Flue liner Installations for Manchester & Cheshire.
Why should my chimney be lined?
Your chimney sweep might tell you that your chimney is fine and doesn't need lining but your Stove Specialist will tell you that it does. Who is right? Well, the sweep may well be correct and your chimney is sound, but wrong in saying that it doesn't need lining.
Stoves have special requirements which mean that no self-respecting HETAS registered installer will install into an unlined flue without a very good reason. HETAS and all manufacturers of quality stoves recommend that the flue serving a multi-fuel or wood-burning stove should be lined as part of the installation process. There are warranty and house insurance issues with not lining and HETAS could deem an un-lined installation to be "Substandard". The traditional British chimney was designed for open fires, not stoves.
Open fires are very inefficient and send huge amounts of heat up the chimney; thoroughly heating the flue right to the top, ensuring a vigorous flue-pull. Stoves, due to their much higher efficiency, emit only a tenth of the heat up the chimney. This means that the upper regions of the flue are not heated sufficiently, or at all, and cause a variety of problems:
- The flue will be "lazy", not wanting to pull, resulting in a stove which is difficult to light, burns badly and blackens the glass.
- Smoke can spill back into the room when lighting and refuelling.
- The moisture in the flue-gasses can condense on the flue wall and, combining with tars in the flue-gasses, create creosote which runs back down the flue into the fireplace and/or on to the stove leaving a black, stinking residue which can not be removed. The tar can line the chimney with a hard, glassy surface impervious to sweeping. If ignited, this can burn for days. This tar can soak right through the masonry of the chimney, often seen as a black stripe up the outside of older houses). If a chimney fire occurs, this tar expands to six times it's original volume, opening up the structure and exposing ceiling and roof timbers to the fire. Houses burn down as a result!
- Small leaks in the flue, which would be unimportant with an open fire, can be sufficient to cool the flue gasses near the top of the flue enough to cause a "cold plug" stopping further upward motion. When this happens, the stove can continue smouldering but venting the carbon monoxide laden fumes directly into the room with possibly lethal results. Many people express surprise that wood or coal gives off carbon monoxide. It is a carbon based fuel, gives off many times more carbon monoxide than the equivalent gas fire and doesn't have the sophisticated carbon monoxide detection facility of a modern gas fire.

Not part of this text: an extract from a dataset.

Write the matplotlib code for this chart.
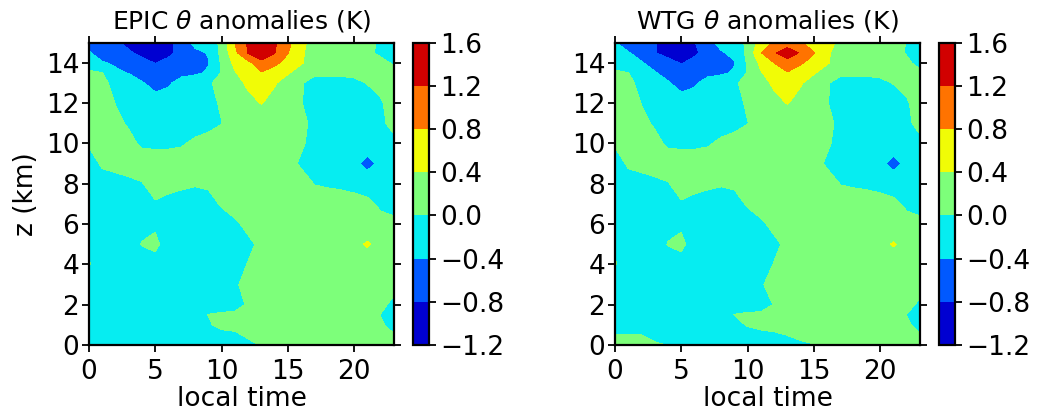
import numpy as np
import matplotlib
matplotlib.use("Agg")
import matplotlib.pyplot as plt

# local time (hours) and height (km) grid
local_time = list(range(24))
z_km = [0, 0.5, 1, 1.5, 2, 3, 4, 5, 6, 7, 8, 9, 10, 11, 12, 13, 13.5, 14, 14.5, 15]
levels = [-1.2, -0.8, -0.4, 0.0, 0.4, 0.8, 1.2, 1.6]
x_ticks = [0, 5, 10, 15, 20]
y_ticks = [0, 2, 4, 6, 8, 10, 12, 14]
titles = [r"EPIC $\theta$ anomalies (K)", r"WTG $\theta$ anomalies (K)"]

# theta anomalies (K), rows = z_km, columns = local_time
epic_theta = [
    [-0.15,-0.2,-0.2,-0.2,-0.2,-0.2,-0.2,-0.2,-0.2,-0.2,-0.2,-0.18,-0.16,0.04,0.15,0.2,0.2,0.2,0.2,0.2,0.18,0.15,0.1,0.05],
    [-0.2,-0.22,-0.22,-0.22,-0.22,-0.22,-0.22,-0.2,-0.2,-0.18,-0.15,-0.1,0.1,0.18,0.2,0.2,0.2,0.2,0.2,0.2,0.18,0.12,0.08,0.02],
    [-0.2,-0.22,-0.22,-0.22,-0.22,-0.22,-0.2,-0.18,-0.12,-0.06,0.14,0.18,0.2,0.2,0.2,0.2,0.2,0.2,0.2,0.18,0.15,0.12,0.06,-0.14],
    [-0.2,-0.22,-0.22,-0.22,-0.22,-0.2,-0.2,-0.2,-0.19,0.01,0.06,0.08,0.15,0.2,0.2,0.2,0.2,0.2,0.2,0.18,0.16,0.15,-0.01,-0.2],
    [-0.2,-0.22,-0.22,-0.22,-0.22,-0.22,-0.22,-0.22,-0.22,-0.2,-0.2,-0.15,0.05,0.15,0.2,0.2,0.2,0.2,0.2,0.2,0.18,0.15,0.08,-0.08],
    [-0.2,-0.2,-0.22,-0.22,-0.22,-0.22,-0.22,-0.22,-0.2,-0.2,-0.15,-0.06,0.14,0.2,0.2,0.2,0.2,0.2,0.2,0.2,0.2,0.18,0.15,0.1],
    [0.02,-0.17,-0.2,-0.22,-0.2,-0.2,-0.2,-0.22,-0.22,-0.22,-0.2,-0.18,0.02,0.15,0.2,0.2,0.2,0.2,0.2,0.2,0.2,0.2,0.2,0.18],
    [-0.02,-0.15,-0.2,-0.2,0.02,0.12,-0.25,-0.22,-0.22,-0.22,-0.22,-0.2,-0.1,0.1,0.2,0.2,0.2,0.2,0.2,0.22,0.3,0.44,0.28,0.2],
    [-0.2,-0.2,-0.2,-0.22,-0.12,-0.08,-0.22,-0.22,-0.22,-0.2,-0.18,-0.08,0.12,0.2,0.2,0.2,0.2,0.2,0.2,0.2,0.2,0.18,0.15,0.08],
    [-0.2,-0.2,-0.2,-0.2,-0.2,-0.04,-0.1,-0.14,-0.17,-0.14,0.04,0.2,0.2,0.2,0.2,0.2,0.2,0.16,0.16,0.14,0.12,0.1,-0.08,-0.12],
    [-0.2,-0.15,-0.11,-0.07,-0.02,0.16,0.1,0.06,0.03,0.06,0.2,0.2,0.2,0.2,0.2,0.2,0.19,-0.01,-0.04,-0.06,-0.1,-0.2,-0.15,-0.2],
    [-0.16,0.05,0.09,0.13,0.18,0.2,0.2,0.2,0.2,0.2,0.2,0.2,0.2,0.2,0.2,0.14,-0.06,-0.2,-0.22,-0.25,-0.32,-0.5,-0.32,-0.25],
    [0.04,0.1,0.12,0.1,-0.06,-0.08,-0.08,-0.04,0.08,0.15,0.2,0.2,0.2,0.2,0.2,0.15,0.06,-0.14,-0.2,-0.22,-0.22,-0.22,-0.2,-0.1],
    [0.15,0.15,0.08,-0.04,-0.15,-0.2,-0.2,-0.2,-0.18,-0.12,-0.01,0.19,0.2,0.22,0.2,0.2,0.1,-0.1,-0.2,-0.22,-0.22,-0.2,-0.08,0.12],
    [0.18,0.19,-0.01,-0.15,-0.2,-0.25,-0.22,-0.2,-0.18,-0.14,0.06,0.25,0.32,0.41,0.32,0.22,0.02,-0.18,-0.2,-0.2,-0.18,-0.12,-0.04,0.16],
    [0.15,0.09,-0.11,-0.25,-0.37,-0.52,-0.45,-0.25,-0.15,-0.06,0.14,0.3,0.45,0.6,0.42,0.3,0.04,-0.16,-0.12,-0.1,-0.06,0.01,0.1,0.12],
    [0.1,0.01,-0.36,-0.41,-0.55,-0.65,-0.6,-0.5,-0.46,-0.36,0.03,0.37,0.6,0.77,0.6,0.42,0.3,0.08,0.06,0.05,0.06,0.08,0.1,0.05],
    [-0.3,-0.38,-0.43,-0.55,-0.68,-0.81,-0.7,-0.6,-0.5,-0.42,0.05,0.5,0.68,1.1,0.9,0.65,0.42,0.3,0.2,0.15,0.12,0.1,0.07,-0.03],
    [-0.38,-0.5,-0.62,-0.75,-0.9,-0.95,-0.88,-0.68,-0.48,-0.38,0.1,0.7,1.22,1.45,1.22,0.82,0.45,0.25,0.2,0.15,0.1,0.05,-0.05,-0.1],
    [-0.5,-0.6,-0.72,-0.9,-1.0,-1.0,-0.9,-0.6,-0.3,-0.25,0.1,0.8,1.25,1.55,1.25,0.9,0.5,0.25,0.2,0.15,0.12,0.1,-0.05,-0.15],
]

wtg_theta = [
    [0.12,0.12,0.1,0.04,-0.01,-0.2,-0.2,-0.2,-0.2,-0.2,-0.2,-0.2,-0.2,-0.15,-0.1,-0.02,0.1,0.2,0.2,0.2,0.18,0.15,0.1,0.05],
    [0.02,0.02,0.002,-0.08,-0.2,-0.22,-0.22,-0.2,-0.2,-0.2,-0.18,-0.14,-0.09,0.01,0.12,0.2,0.2,0.2,0.2,0.2,0.18,0.12,0.08,0.02],
    [-0.2,-0.22,-0.22,-0.22,-0.22,-0.22,-0.2,-0.18,-0.16,-0.16,0.04,0.14,0.2,0.2,0.2,0.2,0.2,0.2,0.2,0.18,0.15,0.12,0.06,-0.12],
    [-0.2,-0.22,-0.22,-0.22,-0.22,-0.2,-0.2,-0.2,-0.19,0.01,0.06,0.08,0.15,0.2,0.2,0.2,0.2,0.2,0.2,0.18,0.16,0.15,-0.01,-0.2],
    [-0.2,-0.22,-0.22,-0.22,-0.22,-0.22,-0.22,-0.22,-0.22,-0.2,-0.2,-0.18,0.02,0.15,0.2,0.2,0.2,0.2,0.2,0.2,0.18,0.15,0.1,-0.06],
    [-0.2,-0.2,-0.22,-0.22,-0.22,-0.22,-0.22,-0.22,-0.2,-0.2,-0.15,-0.04,0.14,0.2,0.2,0.2,0.2,0.2,0.2,0.2,0.2,0.18,0.15,0.1],
    [0.02,-0.17,-0.2,-0.22,-0.2,-0.2,-0.2,-0.22,-0.22,-0.22,-0.2,-0.18,0.02,0.15,0.2,0.2,0.2,0.2,0.2,0.2,0.2,0.2,0.2,0.18],
    [-0.02,-0.15,-0.2,-0.2,0.02,0.12,-0.25,-0.22,-0.22,-0.22,-0.22,-0.2,-0.1,0.1,0.2,0.2,0.2,0.2,0.2,0.22,0.3,0.43,0.28,0.2],
    [-0.2,-0.2,-0.2,-0.22,-0.12,-0.08,-0.22,-0.22,-0.22,-0.2,-0.18,-0.08,0.12,0.2,0.2,0.2,0.2,0.2,0.2,0.2,0.2,0.18,0.15,0.08],
    [-0.2,-0.2,-0.2,-0.2,-0.2,-0.04,-0.1,-0.14,-0.17,-0.14,0.04,0.2,0.2,0.2,0.2,0.2,0.2,0.16,0.16,0.14,0.12,0.1,-0.08,-0.12],
    [-0.2,-0.15,-0.11,-0.07,-0.02,0.16,0.1,0.06,0.03,0.06,0.2,0.2,0.2,0.2,0.2,0.2,0.19,-0.01,-0.04,-0.06,-0.1,-0.2,-0.15,-0.2],
    [-0.16,0.05,0.09,0.13,0.18,0.2,0.2,0.2,0.2,0.2,0.2,0.2,0.2,0.2,0.2,0.14,-0.06,-0.2,-0.22,-0.25,-0.32,-0.5,-0.32,-0.25],
    [0.04,0.1,0.12,0.1,-0.06,-0.08,-0.08,-0.04,0.08,0.15,0.2,0.2,0.2,0.2,0.2,0.15,0.06,-0.14,-0.2,-0.22,-0.22,-0.22,-0.2,-0.1],
    [0.15,0.15,0.08,-0.04,-0.15,-0.2,-0.2,-0.2,-0.18,-0.12,-0.01,0.19,0.2,0.22,0.2,0.2,0.1,-0.1,-0.2,-0.22,-0.22,-0.2,-0.08,0.12],
    [0.18,0.19,-0.01,-0.15,-0.2,-0.25,-0.22,-0.2,-0.18,-0.14,0.06,0.25,0.32,0.41,0.32,0.22,0.02,-0.18,-0.2,-0.2,-0.18,-0.12,-0.04,0.16],
    [0.15,0.09,-0.11,-0.25,-0.37,-0.52,-0.45,-0.25,-0.15,-0.06,0.14,0.3,0.45,0.6,0.42,0.3,0.04,-0.16,-0.12,-0.1,-0.06,0.01,0.1,0.12],
    [0.1,0.01,-0.2,-0.38,-0.5,-0.65,-0.6,-0.5,-0.46,-0.36,0.03,0.37,0.6,0.77,0.6,0.42,0.3,0.08,0.06,0.05,0.06,0.08,0.1,0.05],
    [-0.25,-0.3,-0.38,-0.5,-0.7,-0.82,-0.7,-0.6,-0.5,-0.42,0.05,0.5,0.8,1.1,0.85,0.65,0.42,0.3,0.2,0.15,0.12,0.1,0.05,-0.08],
    [-0.3,-0.38,-0.5,-0.79,-0.9,-0.92,-0.86,-0.66,-0.43,-0.33,0.1,0.78,1.17,1.35,1.17,0.82,0.45,0.25,0.2,0.15,0.12,0.08,-0.02,-0.1],
    [-0.38,-0.55,-0.65,-0.78,-0.9,-0.92,-0.82,-0.5,-0.3,-0.25,0.1,0.55,0.85,1.05,0.85,0.55,0.55,0.3,0.2,0.15,0.12,0.12,-0.01,-0.1],
]

plt.rcParams['font.family'] = ['DejaVu Sans']
plt.rcParams['mathtext.fontset'] = 'dejavusans'

fig = plt.figure(figsize=(10.38, 4.19), dpi=100)
ax_rects = [[0.0857, 0.1766, 0.2938, 0.7215], [0.5925, 0.1766, 0.2938, 0.7215]]
cb_rects = [[0.3982, 0.1766, 0.0151, 0.7215], [0.9051, 0.1766, 0.0151, 0.7215]]
fs = 19

for i, data in enumerate([epic_theta, wtg_theta]):
    ax = fig.add_axes(ax_rects[i])
    cax = fig.add_axes(cb_rects[i])
    cs = ax.contourf(local_time, z_km, np.array(data), levels=levels, cmap='jet')
    ax.set_xlim(0, 23)
    ax.set_ylim(0, 15)
    ax.set_xticks(x_ticks)
    ax.set_yticks(y_ticks)
    ax.tick_params(direction='out', top=True, right=True, length=5, width=1.3,
                   labelsize=fs, pad=2)
    ax.tick_params(axis='x', pad=5)
    for sp in ax.spines.values():
        sp.set_linewidth(1.6)
    ax.set_title(titles[i], fontsize=18, pad=10)
    ax.set_xlabel("local time", fontsize=fs, labelpad=1)
    if i == 0:
        ax.set_ylabel("z (km)", fontsize=fs, labelpad=5)
    cb = fig.colorbar(cs, cax=cax, ticks=levels)
    cb.ax.tick_params(direction='out', length=5, width=1.3, labelsize=fs, pad=3)
    cb.outline.set_linewidth(1.6)

fig.savefig("out.png", dpi=100)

It might seem to be an unnecessary expense on something you will never see but try imagining standing in the burned-out shell of your home or at the grave-side of a loved one and you will understand why a conscientious stove specialist will insist on lining your flue. We can install flue liners for existing chimneys that are deemed too poor to cope with solid fuel fires. These stainless steel liners are fitted inside the chimney and are compliant with current building regulations.